BEGIN
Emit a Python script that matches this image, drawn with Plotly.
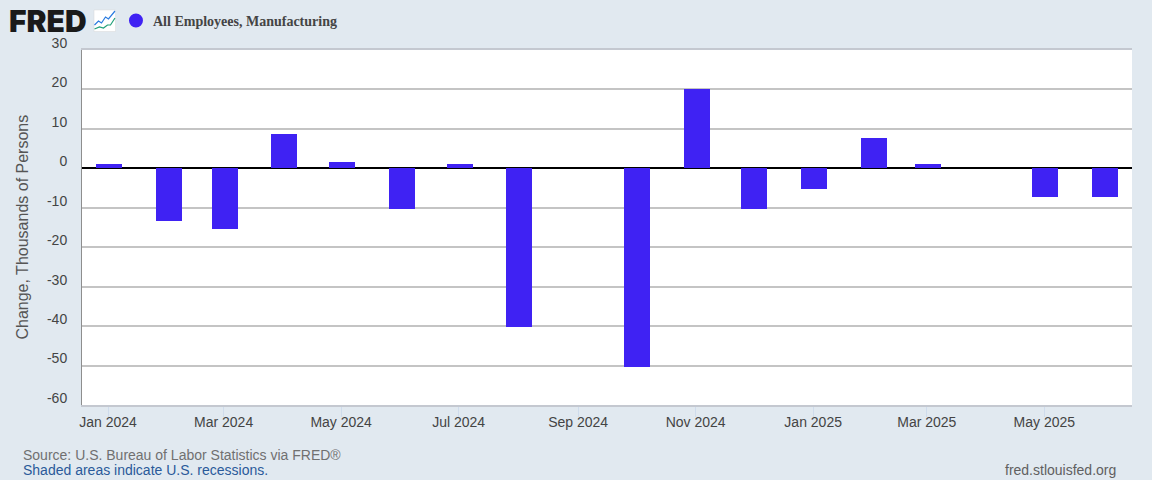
import plotly.graph_objects as go

months = ["2024-01-01","2024-02-01","2024-03-01","2024-04-01","2024-05-01","2024-06-01",
          "2024-07-01","2024-08-01","2024-09-01","2024-10-01","2024-11-01","2024-12-01",
          "2025-01-01","2025-02-01","2025-03-01","2025-04-01","2025-05-01","2025-06-01"]
values = [1,-13.3,-15.3,8.7,1.7,-10.3,1,-40.3,0,-50.3,20,-10.3,-5.3,7.7,1,0,-7.3,-7.3]
series_name = "All Employees, Manufacturing"
y_ticks = [30,20,10,0,-10,-20,-30,-40,-50,-60]
y_labels = ["30","20","10","0","-10","-20","-30","-40","-50","-60"]
x_ticks = ["2023-12-31 12:00","2024-02-29 12:00","2024-04-30 12:00","2024-06-30 12:00","2024-08-31 12:00",
           "2024-10-31 12:00","2024-12-31 12:00","2025-02-28 12:00","2025-04-30 12:00"]
x_labels = ["Jan 2024","Mar 2024","May 2024","Jul 2024","Sep 2024","Nov 2024",
            "Jan 2025","Mar 2025","May 2025"]

BG = "#e1e9f0"
SANS = "Liberation Sans, Arial, sans-serif"
W, H = 1152, 480
L, R, T, B = 81.5, 1132, 50, 405

def px(x): return (x - L) / (R - L)
def py(y): return (B - y) / (B - T)

fig = go.Figure(go.Bar(x=months, y=values, name=series_name,
                       marker=dict(color="#3f22f3", line_width=0),
                       width=13.5 * 86400000))

def note(x, y, text, size, color, anchor="left", family=SANS, bold=False, weight=None):
    f = dict(size=size, color=color, family=family)
    if weight:
        f["weight"] = weight
    fig.add_annotation(xref="paper", yref="paper", x=px(x), y=py(y), text=f"<b>{text}</b>" if bold else text,
                       showarrow=False, xanchor=anchor, yanchor="middle", borderpad=0, font=f)

# header
note(7.5, 21, "FRED", 30, "#1a1a1a", family="Inter, Liberation Sans, sans-serif", weight=900)
fig.add_shape(type="rect", xref="paper", yref="paper", x0=px(93.5), x1=px(115), y0=py(10), y1=py(31.5),
              fillcolor="white", line=dict(color="#d8d8d8", width=0.5))
fig.add_shape(type="path", xref="paper", yref="paper",
              path=f"M {px(94)} {py(25)} L {px(98)} {py(21)} L {px(101)} {py(23)} L {px(105)} {py(17)} L {px(108)} {py(19)} L {px(114.5)} {py(11)}",
              line=dict(color="#2a7be0", width=1.2))
fig.add_shape(type="path", xref="paper", yref="paper",
              path=f"M {px(94)} {py(29)} L {px(99)} {py(27)} L {px(103)} {py(28)} L {px(107)} {py(25)} L {px(110)} {py(25)} L {px(114.5)} {py(18)}",
              line=dict(color="#22a07a", width=1.2))
fig.add_shape(type="circle", xref="paper", yref="paper", x0=px(128.5), x1=px(142.5), y0=py(13.5), y1=py(27.5),
              fillcolor="#3f22f3", line_width=0)
note(152, 21, series_name, 14, "#444444", family="Liberation Serif, Times New Roman, serif", bold=True)

# footer
note(21, 455, "Source: U.S. Bureau of Labor Statistics via FRED®", 14, "#707070")
note(21, 470, "Shaded areas indicate U.S. recessions.", 14, "#2a5a9a")
note(1117, 470, "fred.stlouisfed.org", 14, "#606060", anchor="right")

# y title
fig.add_annotation(xref="paper", yref="paper", x=px(21), y=py(227), text="Change, Thousands of Persons",
                   textangle=-90, showarrow=False, xanchor="center", yanchor="middle",
                   font=dict(size=16, color="#555555", family=SANS))

fig.update_layout(
    width=W, height=H, autosize=False, showlegend=False, bargap=0,
    paper_bgcolor=BG, plot_bgcolor="white",
    margin=dict(l=L, r=W - R, t=T, b=H - B, pad=0),
    font=dict(family=SANS, size=14, color="#444444"),
    xaxis=dict(type="date", range=["2023-12-18", "2025-06-15"], tickmode="array",
               tickvals=x_ticks, ticktext=x_labels, ticks="outside", ticklen=10, tickwidth=1,
               tickcolor="#cfdcec", showgrid=False, zeroline=False, ticklabelstandoff=-7,
               showline=True, mirror=True, linecolor="#c4c8d0", linewidth=2,
               tickfont=dict(size=14, color="#444444")),
    yaxis=dict(range=[-60, 30], tickmode="array", tickvals=y_ticks, ticktext=y_labels, ticks="",
               gridcolor="#c4c4c4", gridwidth=2, zeroline=True, zerolinecolor="#000000", zerolinewidth=2,
               showline=True, linecolor="#8e8e8e", linewidth=1, ticklabelshift=-7, ticklabelstandoff=11,
               tickfont=dict(size=14, color="#444444")),
)
fig.write_html("out.html", config=dict(displayModeBar=False),
               post_script="document.body.style.margin='0';document.body.style.background='%s';" % BG)
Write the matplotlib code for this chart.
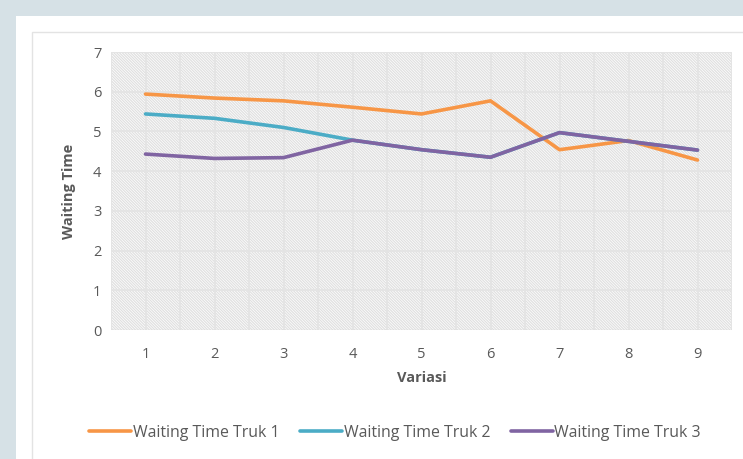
import matplotlib
matplotlib.use("Agg")
import matplotlib.pyplot as plt
from matplotlib.patches import Rectangle

variasi = [1, 2, 3, 4, 5, 6, 7, 8, 9]
truk1 = [5.94, 5.84, 5.77, 5.61, 5.44, 5.77, 4.54, 4.77, 4.28]
truk2 = [5.44, 5.33, 5.10, 4.78, 4.54, 4.35, 4.97, 4.75, 4.53]
truk3 = [4.43, 4.32, 4.34, 4.78, 4.54, 4.35, 4.97, 4.75, 4.53]
series_names = ["Waiting Time Truk 1", "Waiting Time Truk 2", "Waiting Time Truk 3"]
colors = ["#f79646", "#4bacc6", "#8064a2"]

plt.rcParams['font.family'] = ['Open Sans', 'DejaVu Sans']
plt.rcParams['hatch.color'] = "#e0e0e0"
plt.rcParams['hatch.linewidth'] = 0.9
W, H = 743, 459
fig = plt.figure(figsize=(W/100, H/100), dpi=100)
fig.patch.set_facecolor("#d6e1e6")

# white panel
fig.add_artist(Rectangle((16/W, 0), 1, 1 - 16/H, transform=fig.transFigure,
                         facecolor="white", edgecolor="none", zorder=0))
# chart border
fig.add_artist(Rectangle((32/W, -0.1), 1, 1 - 32/H + 0.1, transform=fig.transFigure,
                         facecolor="none", edgecolor="#e3e3e3", lw=1, zorder=1))

left, right, top, bottom = 111, 732, 52, 330
ax = fig.add_axes([left/W, 1 - bottom/H, (right-left)/W, (bottom-top)/H])
ax.set_facecolor("white")
ax.add_patch(Rectangle((0, 0), 1, 1, transform=ax.transAxes, facecolor="white",
                       edgecolor="#e0e0e0", hatch="\\" * 12, lw=0, zorder=0))

for y in range(1, 8):
    ax.axhline(y, color="#e4e4e4", lw=1.3, zorder=1)
for i in range(19):
    ax.axvline(0.5 + i*0.5, color="#e4e4e4", lw=1.3, zorder=1)
ax.axhline(0, color="#d9d9d9", lw=1, zorder=1)

for vals, c, name in zip([truk1, truk2, truk3], colors, series_names):
    ax.plot(variasi, vals, color=c, lw=2.6, label=name, zorder=3,
            solid_joinstyle="round", solid_capstyle="round")

ax.set_xlim(0.5, 9.5)
ax.set_ylim(0, 7)
ax.set_xticks(variasi)
ax.set_yticks(range(8))
for s in ax.spines.values():
    s.set_visible(False)
ax.tick_params(axis="both", length=0, colors="#595959", labelsize=10.5)
ax.tick_params(axis="x", pad=12)
ax.tick_params(axis="y", pad=7)
ax.set_xlabel("Variasi", fontsize=10.5, fontweight="bold", color="#595959", labelpad=7)
ax.set_ylabel("Waiting Time", fontsize=10.5, fontweight="bold", color="#595959", labelpad=12)

leg = fig.legend(loc="center", bbox_to_anchor=(395/W, 1 - 433/H), ncol=3, frameon=False,
                 fontsize=11.4, handlelength=2.65, handletextpad=0.1, columnspacing=1.3)
for line in leg.get_lines():
    line.set_linewidth(2.6)
for t in leg.get_texts():
    t.set_color("#595959")

fig.savefig("out.png", dpi=100, facecolor=fig.get_facecolor())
END
• **THE EXERCISE**: Reproduce only the lines of the records from the start up to and including the line that holds "import plotly.graph_objects as go"; do not carry over any picture.

• **OUTPUT BELOW**:
Emit a Python script that matches this image, drawn with Plotly.
import plotly.graph_objects as go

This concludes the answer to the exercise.